A Home, Not a Museum
While Groten is sensitive to Breuer's intentions and to his own role as a custodian of a historic building ("People who own these houses tend to be fanatical: it's like architectural archeology," he says), the architect himself did not wish for his homes to become museums. Upon returning to the Geller House after a year completing it to find every ashtray exactly as he had left it, Breuer supposedly said, " I designed this house for you to live in, not to keep as some sort of shrine." The Grotens have taken the architect at his word, populating the house with an eclectic collection of furniture that runs the gamut from licensed reproductions of chairs by Breuer and Le Courbusier to 19th-century pieces, including a monumental sideboard and a billiard lamp, to Art Nouveau leaded glass. A small pond that separates the living room and kitchen was turned into a planter. The Grotens' approach to décor is careful but not fussy.
Breuer believed that homes should grow with their occupants, and his additive approach to architecture can be seen in the McComb House. Five significant alterations have been made to the house, expanding the original square footage from 2,800 to 4,200 square feet, but not diverging from the architect's intended vision. The first addition was of the music room (now the library) and second bedroom in the northwest quadrant of the house, completed by McComb in 1962. The Grotens oversaw three more additions: a two-story screened-in porch, tucked beneath the original roofline (1983); a 400-square-foot master bedroom suite, extending partway over the garage (1986); and a storage room, which maintained the original roofline (1994).
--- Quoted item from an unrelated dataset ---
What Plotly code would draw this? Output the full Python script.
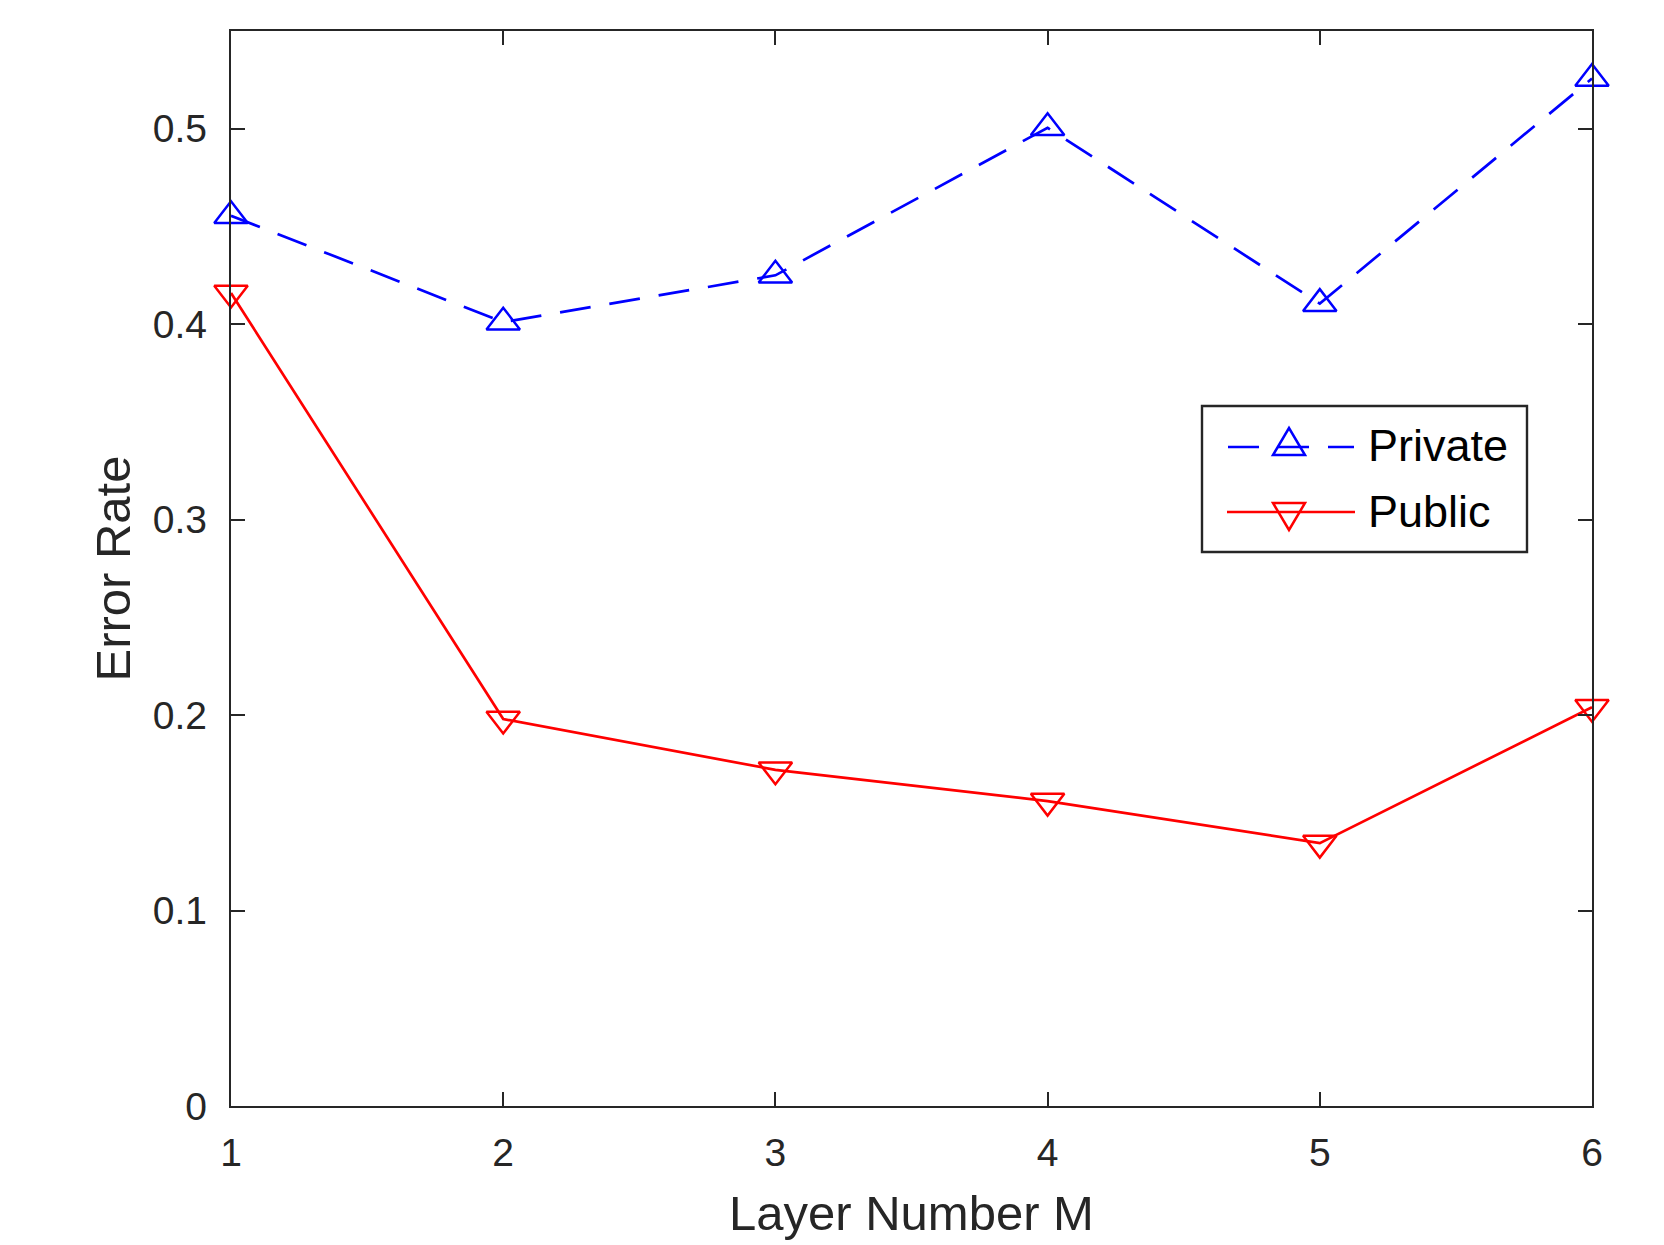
import plotly.graph_objects as go

layers = [1, 2, 3, 4, 5, 6]
private_err = [0.4555, 0.401, 0.425, 0.5005, 0.4105, 0.5257]
public_err = [0.416, 0.198, 0.172, 0.156, 0.1345, 0.204]
x_ticks = [1, 2, 3, 4, 5, 6]
y_ticks = [0, 0.1, 0.2, 0.3, 0.4, 0.5]
y_tick_labels = ["0", "0.1", "0.2", "0.3", "0.4", "0.5"]
series_names = ["Private", "Public"]

FONT = "Liberation Sans, Arial, Helvetica, sans-serif"
AX = "#262626"
BLUE = "#0000ff"
RED = "#ff0000"

# Plot area in screen pixels (used only to place the hand-built legend box)
PX_L, PX_R, PX_T, PX_B = 231, 1592, 31, 1106


def px(x):
    return (x - PX_L) / (PX_R - PX_L)


def py(y):
    return (PX_B - y) / (PX_B - PX_T)


fig = go.Figure()
fig.add_trace(go.Scatter(
    x=layers, y=private_err, name=series_names[0], mode="lines+markers",
    line=dict(color=BLUE, width=2.7, dash="31px,19px"),
    marker=dict(symbol="triangle-up-open", size=29, color=BLUE,
                line=dict(color=BLUE, width=2.5)),
    cliponaxis=False, showlegend=False,
))
fig.add_trace(go.Scatter(
    x=layers, y=public_err, name=series_names[1], mode="lines+markers",
    line=dict(color=RED, width=2.7),
    marker=dict(symbol="triangle-down-open", size=29, color=RED,
                line=dict(color=RED, width=2.5)),
    cliponaxis=False, showlegend=False,
))

# Legend drawn as a MATLAB-style box
shapes = [
    dict(type="rect", xref="paper", yref="paper",
         x0=px(1202), x1=px(1527), y0=py(552), y1=py(406),
         line=dict(color=AX, width=2.4), fillcolor="white", layer="above"),
    dict(type="line", xref="paper", yref="paper",
         x0=px(1228), x1=px(1354), y0=py(447), y1=py(447),
         line=dict(color=BLUE, width=2.7, dash="31px,19px"), layer="above"),
    dict(type="path", xref="paper", yref="paper",
         path=f"M {px(1273)},{py(455)} L {px(1305)},{py(455)} L {px(1289)},{py(428)} Z",
         line=dict(color=BLUE, width=2.5), layer="above"),
    dict(type="line", xref="paper", yref="paper",
         x0=px(1227), x1=px(1355), y0=py(512), y1=py(512),
         line=dict(color=RED, width=2.7), layer="above"),
    dict(type="path", xref="paper", yref="paper",
         path=f"M {px(1273)},{py(503)} L {px(1305)},{py(503)} L {px(1289)},{py(530)} Z",
         line=dict(color=RED, width=2.5), layer="above"),
]
annotations = [
    dict(text=series_names[0], xref="paper", yref="paper", x=px(1366), y=py(446),
         xanchor="left", yanchor="middle", showarrow=False,
         font=dict(family=FONT, size=45, color="black")),
    dict(text=series_names[1], xref="paper", yref="paper", x=px(1366), y=py(511),
         xanchor="left", yanchor="middle", showarrow=False,
         font=dict(family=FONT, size=45, color="black")),
]

axis_common = dict(
    showline=True, linecolor=AX, linewidth=2.4, mirror="allticks",
    ticks="inside", ticklen=14, tickwidth=2.4, tickcolor=AX,
    showgrid=False, zeroline=False,
    tickfont=dict(family=FONT, size=39, color=AX),
)

fig.update_layout(
    width=1664, height=1245,
    margin=dict(l=223, r=80, t=23, b=147),
    paper_bgcolor="white", plot_bgcolor="white",
    font=dict(family=FONT, color=AX),
    showlegend=False,
    shapes=shapes, annotations=annotations,
    xaxis=dict(
        range=[1, 6], tickvals=x_ticks, ticktext=[str(v) for v in x_ticks],
        title=dict(text="Layer Number M", font=dict(family=FONT, size=49, color=AX), standoff=23),
        ticklabelstandoff=11,
        **axis_common,
    ),
    yaxis=dict(
        range=[0, 0.55], tickvals=y_ticks, ticktext=y_tick_labels,
        title=dict(text="Error Rate", font=dict(family=FONT, size=49, color=AX), standoff=7),
        ticklabelstandoff=14,
        **axis_common,
    ),
)

fig.write_html("out.html")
It is the integrity of the appearance that was important to Breuer, not slavish dedication to the original structure. "Architecture is not the materialization of mood. Its objective is general usefulness, including its visual impact," Breuer wrote. "It should not be a self-portrait of the architect or client, though containing personal elements of both. It should serve generations and, while man comes and goes, building and idea endure."